What are the acoustic features that cue the nasal manner of articulation?

Answer 30

1.Nasal murmur: The nasal murmur is an important manner cue for distinguishing the NCs from the other consonants. It displays a concentration of energy in the low frequency range: intense low frequency of the first formant, called N1.
2. Substantial damping of energy: The coupling of the two air passages strongly damps the energy intensity of the produced sound. Damping means the reduction of energy. We can observe the acoustic result of damping in the following events: (a) In a V-NC transition (that is to say, in the connection point between a vowel and an NC)we observe an abrupt change from the high level of energy for the F2 of the V to a zero or quite low level of energy for the NC. Such an abrupt change in the level of energy may be observed in an NCV transition, too.

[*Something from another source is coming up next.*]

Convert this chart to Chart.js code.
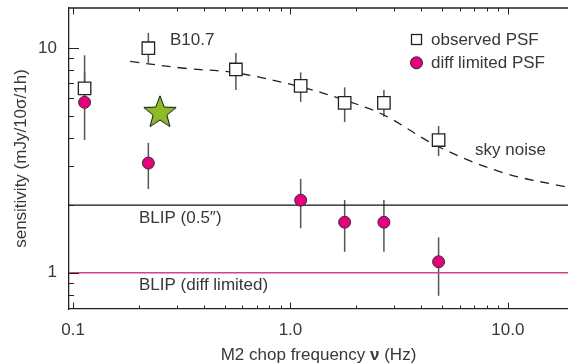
<!DOCTYPE html>
<html>
<head>
<meta charset="utf-8">
<script src="https://cdn.jsdelivr.net/npm/chart.js@4.4.1/dist/chart.umd.min.js"></script>
<style>
  html, body { margin: 0; padding: 0; background: #fff; }
</style>
</head>
<body>
<canvas id="chart" width="568" height="364"></canvas>
<script>
// observed PSF (squares)
const freqObs = [0.113, 0.222, 0.561, 1.114, 1.775, 2.69, 4.80];
const sensObs = [6.62, 10.0, 8.04, 6.80, 5.71, 5.71, 3.90];
const obsLo = [5.6, 8.6, 6.51, 5.77, 4.69, 4.95, 3.31];
const obsHi = [7.8, 11.7, 9.53, 7.8, 6.69, 6.51, 4.50];

// diff limited PSF (circles)
const freqDiff = [0.113, 0.222, 1.114, 1.775, 2.69, 4.80];
const sensDiff = [5.74, 3.08, 2.105, 1.68, 1.68, 1.12];
const diffLo = [3.9, 2.36, 1.58, 1.24, 1.24, 0.79];
const diffHi = [9.3, 3.79, 2.62, 2.11, 2.11, 1.44];

// star
const freqStar = [0.251];
const sensStar = [5.21];

// sky noise curve
const freqSky = [0.183, 0.333, 0.561, 1.114, 1.775, 2.69, 4.80, 9.51, 18.9];
const sensSky = [8.73, 8.12, 7.77, 6.73, 5.87, 5.04, 3.64, 2.79, 2.40];

const blipSeeing = 2.0;
const blipDiff = 1.0;

const xRange = [0.0958, 18.9];
const yRange = [0.69, 15.1];
const xMajor = [0.1, 1, 10];
const xMajorLabels = ["0.1", "1.0", "10.0"];
const xMinor = [0.2, 0.3, 0.4, 0.5, 0.6, 0.7, 0.8, 0.9, 2, 3, 4, 5, 6, 7, 8, 9];
const yMajor = [1, 10];
const yMajorLabels = ["1", "10"];
const yMinor = [0.7, 0.8, 0.9, 2, 3, 4, 5, 6, 7, 8, 9];

const FONT = '"Liberation Sans", Arial, sans-serif';
const TXT = "#383838";
const MAGENTA = "#e5007d";

const pts = (xs, ys) => xs.map((v, i) => ({ x: v, y: ys[i] }));

// filled five point star used as point style
const star = document.createElement("canvas");
star.width = 38;
star.height = 38;
(function () {
  const c = star.getContext("2d");
  const R = 17, r = 7.2;
  c.beginPath();
  for (let i = 0; i < 10; i++) {
    const a = -Math.PI / 2 + (i * Math.PI) / 5;
    const rr = i % 2 ? r : R;
    c.lineTo(19 + rr * Math.cos(a), 20 + rr * Math.sin(a));
  }
  c.closePath();
  c.fillStyle = "#8dbb25";
  c.fill();
  c.strokeStyle = "#111";
  c.lineWidth = 1;
  c.stroke();
})();

const noPad = (s) => {
  s.paddingTop = 0;
  s.paddingBottom = 0;
  s.paddingLeft = 0;
  s.paddingRight = 0;
};

const extras = {
  id: "extras",
  beforeDatasetsDraw(chart) {
    const { ctx, scales: { x, y } } = chart;
    ctx.save();
    ctx.strokeStyle = "#555";
    ctx.lineWidth = 1.5;
    const bars = (xs, lo, hi) => xs.forEach((v, i) => {
      const px = x.getPixelForValue(v);
      ctx.beginPath();
      ctx.moveTo(px, y.getPixelForValue(lo[i]));
      ctx.lineTo(px, y.getPixelForValue(hi[i]));
      ctx.stroke();
    });
    bars(freqObs, obsLo, obsHi);
    bars(freqDiff, diffLo, diffHi);
    ctx.restore();
  },
  afterDraw(chart) {
    const { ctx, chartArea: a, scales: { x, y } } = chart;
    ctx.save();
    ctx.strokeStyle = "#222";
    ctx.lineWidth = 1.3;
    // top frame line
    ctx.beginPath();
    ctx.moveTo(a.left, a.top);
    ctx.lineTo(a.right, a.top);
    ctx.stroke();
    // inward ticks
    ctx.lineWidth = 1;
    const xt = (v, len) => {
      const px = Math.round(x.getPixelForValue(v)) + 0.5;
      ctx.beginPath();
      ctx.moveTo(px, a.bottom); ctx.lineTo(px, a.bottom - len);
      ctx.moveTo(px, a.top); ctx.lineTo(px, a.top + len);
      ctx.stroke();
    };
    const yt = (v, len) => {
      const py = Math.round(y.getPixelForValue(v)) + 0.5;
      ctx.beginPath();
      ctx.moveTo(a.left, py); ctx.lineTo(a.left + len, py);
      ctx.stroke();
    };
    xMajor.forEach(v => xt(v, 6.5));
    xMinor.forEach(v => xt(v, 3.5));
    yMajor.forEach(v => yt(v, 10));
    yMinor.forEach(v => yt(v, 5));

    // annotations
    ctx.fillStyle = TXT;
    ctx.font = "17px " + FONT;
    ctx.textBaseline = "alphabetic";
    ctx.textAlign = "left";
    ctx.fillText("B10.7", 170, 45);
    ctx.fillText("sky noise", 475, 154.5);
    ctx.fillText("BLIP (0.5\u2033)", 139, 222.5);
    ctx.fillText("BLIP (diff limited)", 139, 290);

    // legend
    ctx.fillText("observed PSF", 431, 45);
    ctx.fillText("diff limited PSF", 431, 68);
    ctx.strokeStyle = "#222";
    ctx.lineWidth = 1.3;
    ctx.fillStyle = "#fff";
    ctx.fillRect(411.5, 34.5, 10, 10);
    ctx.strokeRect(411.5, 34.5, 10, 10);
    ctx.beginPath();
    ctx.arc(416.5, 62.8, 6, 0, Math.PI * 2);
    ctx.fillStyle = MAGENTA;
    ctx.fill();
    ctx.lineWidth = 1;
    ctx.stroke();

    // axis titles
    ctx.fillStyle = TXT;
    const partA = "M2 chop frequency ", partB = "\u03bd", partC = " (Hz)";
    ctx.font = "17px " + FONT;
    const wA = ctx.measureText(partA).width, wC = ctx.measureText(partC).width;
    ctx.font = "bold 17px " + FONT;
    const wB = ctx.measureText(partB).width;
    let tx = (a.left + a.right) / 2 - (wA + wB + wC) / 2;
    ctx.font = "17px " + FONT;
    ctx.fillText(partA, tx, 359.5);
    ctx.font = "bold 17px " + FONT;
    ctx.fillText(partB, tx + wA, 359.5);
    ctx.font = "17px " + FONT;
    ctx.fillText(partC, tx + wA + wB, 359.5);

    ctx.translate(25.5, (a.top + a.bottom) / 2);
    ctx.rotate(-Math.PI / 2);
    ctx.textAlign = "center";
    ctx.fillText("sensitivity (mJy/10\u03c3/1h)", 0, 0);
    ctx.restore();
  }
};

new Chart(document.getElementById("chart"), {
  type: "scatter",
  data: {
    datasets: [
      {
        data: pts(freqDiff, sensDiff),
        pointStyle: "circle",
        pointRadius: 6,
        backgroundColor: MAGENTA,
        borderColor: "#333",
        borderWidth: 1,
        order: 1,
      },
      {
        data: pts(freqStar, sensStar),
        pointStyle: star,
        pointRadius: 10,
        order: 2,
      },
      {
        data: pts(freqObs, sensObs),
        pointStyle: "rect",
        pointRadius: 8.8,
        backgroundColor: "#fff",
        borderColor: "#222",
        borderWidth: 1.3,
        order: 3,
      },
      {
        data: pts(freqSky, sensSky),
        showLine: true,
        pointRadius: 0,
        borderColor: "#222",
        borderWidth: 1.3,
        borderDash: [9, 7],
        tension: 0.35,
        order: 4,
      },
      {
        data: [{ x: xRange[0], y: blipSeeing }, { x: xRange[1], y: blipSeeing }],
        showLine: true,
        pointRadius: 0,
        borderColor: "#111",
        borderWidth: 1.2,
        order: 5,
      },
      {
        data: [{ x: xRange[0], y: blipDiff }, { x: xRange[1], y: blipDiff }],
        showLine: true,
        pointRadius: 0,
        borderColor: "#d9408c",
        borderWidth: 1.6,
        order: 6,
      },
    ],
  },
  options: {
    responsive: false,
    animation: false,
    layout: { autoPadding: false, padding: { top: 8, right: 0, left: 0, bottom: 0 } },
    plugins: {
      legend: { display: false },
      tooltip: { enabled: false },
    },
    scales: {
      x: {
        type: "logarithmic",
        min: xRange[0],
        max: xRange[1],
        grid: { display: false, drawTicks: false },
        border: { display: true, color: "#222", width: 1.3 },
        afterBuildTicks: (s) => { s.ticks = xMajor.map(v => ({ value: v })); },
        afterFit: (s) => { s.height = 55; noPad(s); },
        ticks: {
          autoSkip: false,
          maxRotation: 0,
          padding: 11,
          color: TXT,
          font: { family: FONT, size: 17 },
          callback: (v, i) => xMajorLabels[i],
        },
      },
      y: {
        type: "logarithmic",
        min: yRange[0],
        max: yRange[1],
        grid: { display: false, drawTicks: false },
        border: { display: true, color: "#222", width: 1.3 },
        afterBuildTicks: (s) => { s.ticks = yMajor.map(v => ({ value: v })); },
        afterFit: (s) => { s.width = 69; noPad(s); },
        ticks: {
          autoSkip: false,
          padding: 12,
          color: TXT,
          font: { family: FONT, size: 17 },
          callback: (v, i) => yMajorLabels[i],
        },
      },
    },
  },
  plugins: [extras],
});
</script>
</body>
</html>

This is because of strong damping in the 800-2000 Hz region of the NC where the F2 is normally invisible in spectrograms. Damping introduces anti-resonances into the vocal tract, which are called anti-formants or zeros. The anti-formants absorb the acoustic energy in the vocal tract and consequently reduce the energy amplitude of the NC. The anti-formants appear in the form of horizontal white streaks in the spectrograms of NCs. The presence of horizontal white streaks in the 800-2000 Hz region of the spectrograms of NC as well as above the 3500 Hz region indicate that there is very little or no energy in those frequency regions.
3. Co-articulatory nasalization: The co-articulatory nasalization of the adjacent vowel as an important acoustico-perceptual cue to the nasal manner.